What you need to do =
Reproduce every entry exactly and leave its pictures out.

[Rows from a dataset of charts and code]

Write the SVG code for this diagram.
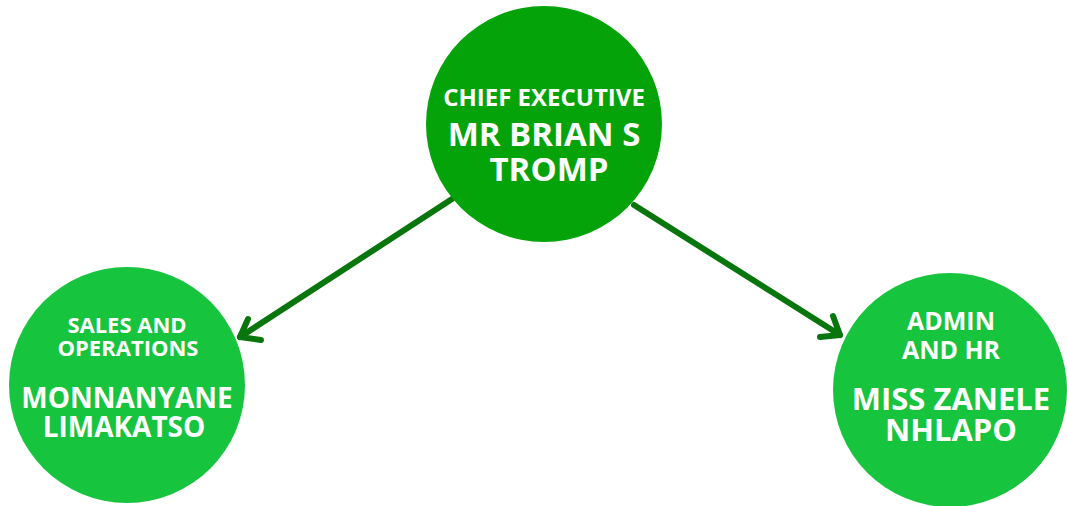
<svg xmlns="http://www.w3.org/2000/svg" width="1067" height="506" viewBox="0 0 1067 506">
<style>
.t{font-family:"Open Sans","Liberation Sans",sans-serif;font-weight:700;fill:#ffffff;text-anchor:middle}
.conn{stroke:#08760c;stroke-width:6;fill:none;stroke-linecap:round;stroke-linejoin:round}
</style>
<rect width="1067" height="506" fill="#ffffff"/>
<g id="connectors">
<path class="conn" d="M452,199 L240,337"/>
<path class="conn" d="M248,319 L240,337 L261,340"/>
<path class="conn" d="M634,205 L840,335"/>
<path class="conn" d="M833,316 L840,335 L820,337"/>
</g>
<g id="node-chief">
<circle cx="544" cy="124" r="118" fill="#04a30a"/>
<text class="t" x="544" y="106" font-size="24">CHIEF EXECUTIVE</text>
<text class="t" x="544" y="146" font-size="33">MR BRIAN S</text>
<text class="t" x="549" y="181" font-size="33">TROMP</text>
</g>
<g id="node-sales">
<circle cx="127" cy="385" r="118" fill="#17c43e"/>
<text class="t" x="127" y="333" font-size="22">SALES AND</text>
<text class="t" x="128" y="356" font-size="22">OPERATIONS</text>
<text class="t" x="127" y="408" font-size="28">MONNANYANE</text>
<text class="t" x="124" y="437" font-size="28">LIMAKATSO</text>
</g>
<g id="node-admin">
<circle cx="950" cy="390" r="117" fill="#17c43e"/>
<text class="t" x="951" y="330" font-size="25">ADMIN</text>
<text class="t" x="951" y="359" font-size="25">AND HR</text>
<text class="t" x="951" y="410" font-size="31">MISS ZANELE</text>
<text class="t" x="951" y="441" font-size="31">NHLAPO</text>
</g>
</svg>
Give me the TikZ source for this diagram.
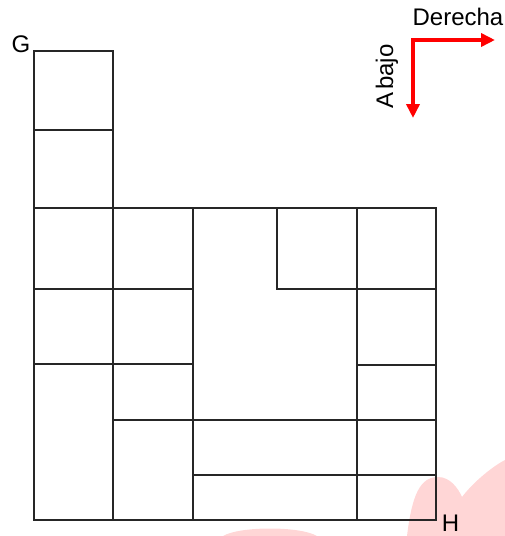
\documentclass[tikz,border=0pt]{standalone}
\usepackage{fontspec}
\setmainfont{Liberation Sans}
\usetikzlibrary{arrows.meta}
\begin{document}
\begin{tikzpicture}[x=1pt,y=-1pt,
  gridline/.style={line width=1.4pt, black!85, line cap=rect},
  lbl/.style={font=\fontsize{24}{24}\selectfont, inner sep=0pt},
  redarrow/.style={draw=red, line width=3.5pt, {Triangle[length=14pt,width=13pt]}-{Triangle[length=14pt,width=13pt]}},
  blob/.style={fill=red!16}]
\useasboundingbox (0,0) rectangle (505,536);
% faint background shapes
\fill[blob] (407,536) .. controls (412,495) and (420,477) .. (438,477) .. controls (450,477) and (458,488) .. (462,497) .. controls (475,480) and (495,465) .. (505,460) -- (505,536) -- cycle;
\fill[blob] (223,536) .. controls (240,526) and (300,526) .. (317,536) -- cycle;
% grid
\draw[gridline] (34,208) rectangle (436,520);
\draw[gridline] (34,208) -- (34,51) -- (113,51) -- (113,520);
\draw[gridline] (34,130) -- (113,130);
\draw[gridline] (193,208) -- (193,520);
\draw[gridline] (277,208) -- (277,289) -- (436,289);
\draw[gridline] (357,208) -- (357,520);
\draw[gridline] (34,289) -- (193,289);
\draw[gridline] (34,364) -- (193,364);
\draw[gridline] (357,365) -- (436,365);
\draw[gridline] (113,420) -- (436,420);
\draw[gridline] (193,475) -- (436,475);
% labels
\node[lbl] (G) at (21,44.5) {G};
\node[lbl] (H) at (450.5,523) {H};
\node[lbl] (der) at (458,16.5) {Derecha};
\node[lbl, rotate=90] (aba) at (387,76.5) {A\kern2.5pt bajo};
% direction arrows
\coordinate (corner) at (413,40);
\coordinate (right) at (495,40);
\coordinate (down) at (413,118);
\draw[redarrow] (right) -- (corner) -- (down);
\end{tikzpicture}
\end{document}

Written answer =
Write the SVG code for this diagram.
<svg xmlns="http://www.w3.org/2000/svg" width="1067" height="506" viewBox="0 0 1067 506">
<style>
.t{font-family:"Open Sans","Liberation Sans",sans-serif;font-weight:700;fill:#ffffff;text-anchor:middle}
.conn{stroke:#08760c;stroke-width:6;fill:none;stroke-linecap:round;stroke-linejoin:round}
</style>
<rect width="1067" height="506" fill="#ffffff"/>
<g id="connectors">
<path class="conn" d="M452,199 L240,337"/>
<path class="conn" d="M248,319 L240,337 L261,340"/>
<path class="conn" d="M634,205 L840,335"/>
<path class="conn" d="M833,316 L840,335 L820,337"/>
</g>
<g id="node-chief">
<circle cx="544" cy="124" r="118" fill="#04a30a"/>
<text class="t" x="544" y="106" font-size="24">CHIEF EXECUTIVE</text>
<text class="t" x="544" y="146" font-size="33">MR BRIAN S</text>
<text class="t" x="549" y="181" font-size="33">TROMP</text>
</g>
<g id="node-sales">
<circle cx="127" cy="385" r="118" fill="#17c43e"/>
<text class="t" x="127" y="333" font-size="22">SALES AND</text>
<text class="t" x="128" y="356" font-size="22">OPERATIONS</text>
<text class="t" x="127" y="408" font-size="28">MONNANYANE</text>
<text class="t" x="124" y="437" font-size="28">LIMAKATSO</text>
</g>
<g id="node-admin">
<circle cx="950" cy="390" r="117" fill="#17c43e"/>
<text class="t" x="951" y="330" font-size="25">ADMIN</text>
<text class="t" x="951" y="359" font-size="25">AND HR</text>
<text class="t" x="951" y="410" font-size="31">MISS ZANELE</text>
<text class="t" x="951" y="441" font-size="31">NHLAPO</text>
</g>
</svg>
Give me the TikZ source for this diagram.
\documentclass[tikz,border=0pt]{standalone}
\usepackage{fontspec}
\setmainfont{Liberation Sans}
\usetikzlibrary{arrows.meta}
\begin{document}
\begin{tikzpicture}[x=1pt,y=-1pt,
  gridline/.style={line width=1.4pt, black!85, line cap=rect},
  lbl/.style={font=\fontsize{24}{24}\selectfont, inner sep=0pt},
  redarrow/.style={draw=red, line width=3.5pt, {Triangle[length=14pt,width=13pt]}-{Triangle[length=14pt,width=13pt]}},
  blob/.style={fill=red!16}]
\useasboundingbox (0,0) rectangle (505,536);
% faint background shapes
\fill[blob] (407,536) .. controls (412,495) and (420,477) .. (438,477) .. controls (450,477) and (458,488) .. (462,497) .. controls (475,480) and (495,465) .. (505,460) -- (505,536) -- cycle;
\fill[blob] (223,536) .. controls (240,526) and (300,526) .. (317,536) -- cycle;
% grid
\draw[gridline] (34,208) rectangle (436,520);
\draw[gridline] (34,208) -- (34,51) -- (113,51) -- (113,520);
\draw[gridline] (34,130) -- (113,130);
\draw[gridline] (193,208) -- (193,520);
\draw[gridline] (277,208) -- (277,289) -- (436,289);
\draw[gridline] (357,208) -- (357,520);
\draw[gridline] (34,289) -- (193,289);
\draw[gridline] (34,364) -- (193,364);
\draw[gridline] (357,365) -- (436,365);
\draw[gridline] (113,420) -- (436,420);
\draw[gridline] (193,475) -- (436,475);
% labels
\node[lbl] (G) at (21,44.5) {G};
\node[lbl] (H) at (450.5,523) {H};
\node[lbl] (der) at (458,16.5) {Derecha};
\node[lbl, rotate=90] (aba) at (387,76.5) {A\kern2.5pt bajo};
% direction arrows
\coordinate (corner) at (413,40);
\coordinate (right) at (495,40);
\coordinate (down) at (413,118);
\draw[redarrow] (right) -- (corner) -- (down);
\end{tikzpicture}
\end{document}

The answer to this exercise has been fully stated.